- By Thomas E. RicksThomas E. Ricks covered the U.S. military from 1991 to 2008 for the Wall Street Journal and then the Washington Post. He can be reached at email@example.com.
By Eric Hammel
Best Defense guest photo curator
Tom has kindly asked me to select and discuss my "favorite" photo from my latest — and probably final — book, Always Faithful: U.S. Marines in World War II Combat, The 100 Best Photos. Each photo in the book bears a caption that identifies only the operation in which it was taken. It is left to the reader to decide what they see in the photo, not read what I think.
I don’t have a favorite. I selected each of them from a collection numbering in the thousands, which I have been over many times during the past six or seven years. But some have more meaning to me than others. The selection you see here is one that holds great personal significance.

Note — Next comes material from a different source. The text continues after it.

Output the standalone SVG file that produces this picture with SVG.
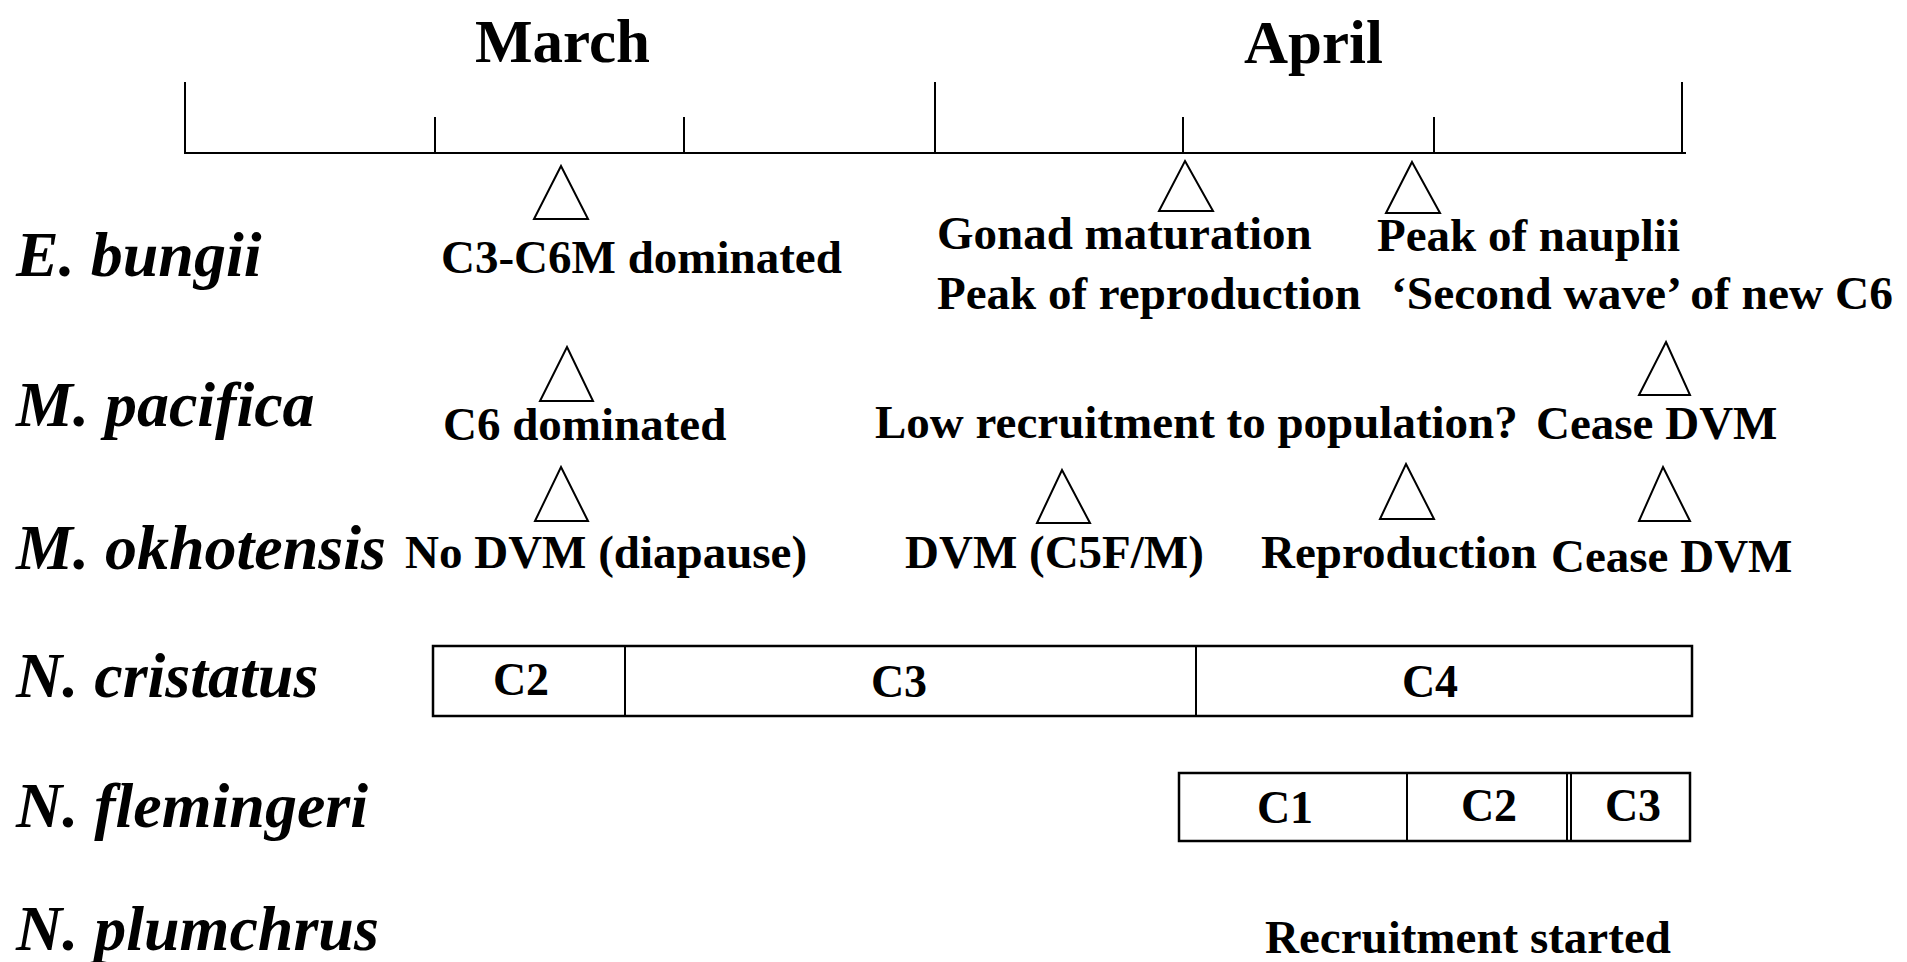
<svg xmlns="http://www.w3.org/2000/svg" width="1907" height="962" viewBox="0 0 1907 962">
<defs>
<style>
.sp{font-family:"Liberation Serif","Times New Roman",serif;font-weight:bold;font-style:italic;font-size:64px;fill:#000}
.lb{font-family:"Liberation Serif","Times New Roman",serif;font-weight:bold;font-size:47px;fill:#000}
.mo{font-family:"Liberation Serif","Times New Roman",serif;font-weight:bold;font-size:61px;fill:#000}
.bx{font-family:"Liberation Serif","Times New Roman",serif;font-weight:bold;font-size:46px;fill:#000;text-anchor:middle}
.ln{stroke:#000;stroke-width:2;fill:none}
.tri{stroke:#000;stroke-width:2;fill:#fff;stroke-linejoin:miter}
.box{stroke:#000;stroke-width:2.5;fill:#fff}
</style>
</defs>
<rect width="1907" height="962" fill="#fff"/>
<g id="timeline">
<text class="mo" x="475" y="62">March</text>
<text class="mo" x="1244" y="63">April</text>
<line class="ln" x1="184" y1="153" x2="1686" y2="153" stroke-width="3"/>
<line class="ln" x1="185" y1="82" x2="185" y2="153"/>
<line class="ln" x1="935" y1="82" x2="935" y2="153"/>
<line class="ln" x1="1682" y1="82" x2="1682" y2="153"/>
<line class="ln" x1="435" y1="117" x2="435" y2="153"/>
<line class="ln" x1="684" y1="117" x2="684" y2="153"/>
<line class="ln" x1="1183" y1="117" x2="1183" y2="153"/>
<line class="ln" x1="1434" y1="117" x2="1434" y2="153"/>
</g>
<g id="e-bungii">
<text class="sp" x="16" y="276">E. bungii</text>
<polygon class="tri" points="561,166 588,219 534,219"/>
<text class="lb" x="441" y="273">C3-C6M dominated</text>
<polygon class="tri" points="1185,161 1213,211 1159,211"/>
<text class="lb" x="937" y="249">Gonad maturation</text>
<text class="lb" x="937" y="309">Peak of reproduction</text>
<polygon class="tri" points="1412,162 1440,213 1386,213"/>
<text class="lb" x="1377" y="251">Peak of nauplii</text>
<text class="lb" x="1391" y="309" textLength="502" lengthAdjust="spacingAndGlyphs">‘Second wave’ of new C6</text>
</g>
<g id="m-pacifica">
<text class="sp" x="16" y="426">M. pacifica</text>
<polygon class="tri" points="567,347 593,401 540,401"/>
<text class="lb" x="443" y="440">C6 dominated</text>
<text class="lb" x="875" y="438">Low recruitment to population?</text>
<polygon class="tri" points="1666,342 1690,395 1639,395"/>
<text class="lb" x="1536" y="439">Cease DVM</text>
</g>
<g id="m-okhotensis">
<text class="sp" x="16" y="569">M. okhotensis</text>
<polygon class="tri" points="561,467 588,521 535,521"/>
<text class="lb" x="405" y="568">No DVM (diapause)</text>
<polygon class="tri" points="1062,470 1090,523 1037,523"/>
<text class="lb" x="905" y="568">DVM (C5F/M)</text>
<polygon class="tri" points="1406,464 1434,519 1380,519"/>
<text class="lb" x="1261" y="568">Reproduction</text>
<polygon class="tri" points="1663,467 1690,521 1639,521"/>
<text class="lb" x="1551" y="572">Cease DVM</text>
</g>
<g id="n-cristatus">
<text class="sp" x="16" y="697">N. cristatus</text>
<rect class="box" x="433" y="646" width="1259" height="70"/>
<line class="ln" x1="625" y1="646" x2="625" y2="716" stroke-width="2.5"/>
<line class="ln" x1="1196" y1="646" x2="1196" y2="716" stroke-width="2.5"/>
<text class="bx" x="521" y="695">C2</text>
<text class="bx" x="899" y="697">C3</text>
<text class="bx" x="1430" y="697">C4</text>
</g>
<g id="n-flemingeri">
<text class="sp" x="16" y="827">N. flemingeri</text>
<rect class="box" x="1179" y="773" width="511" height="68"/>
<line class="ln" x1="1407" y1="773" x2="1407" y2="841" stroke-width="2.5"/>
<line class="ln" x1="1567" y1="773" x2="1567" y2="841" stroke-width="2"/>
<line class="ln" x1="1571" y1="773" x2="1571" y2="841" stroke-width="2"/>
<text class="bx" x="1285" y="823">C1</text>
<text class="bx" x="1489" y="821">C2</text>
<text class="bx" x="1633" y="821">C3</text>
</g>
<g id="n-plumchrus">
<text class="sp" x="16" y="950">N. plumchrus</text>
<text class="lb" x="1265" y="953">Recruitment started</text>
</g>
<g id="connectors"></g>
</svg>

It is of a handful Marines about to crest a hill on Okinawa. My late father fought on Okinawa as a U.S. Army combat medic attached to an infantry company. He was wounded and evacuated. He arrived home just in time to start my personal ball rolling. I think of my father every time I see this photo.
What I see is a technically deficient photo; it’s overexposed. But it perfectly captures an important truth about combat, and life: beware what’s on the other side of the hill. A little of the body language the combat photographer captured suggests the caution veterans exhibit when they sense or anticipate danger. But look more closely: they’re up, they’re advancing, they’re ready for anything. In a moment they will be gone.
" …will be gone." On a meta level, this photo represents — to me — the imminent passing of the World War II generation. These were the men who raised me, who taught me, who mentored me, who inspired me. And, for the most part, they have already advanced into the great light that will take us all — willingly, bravely, realistically, with heads held high.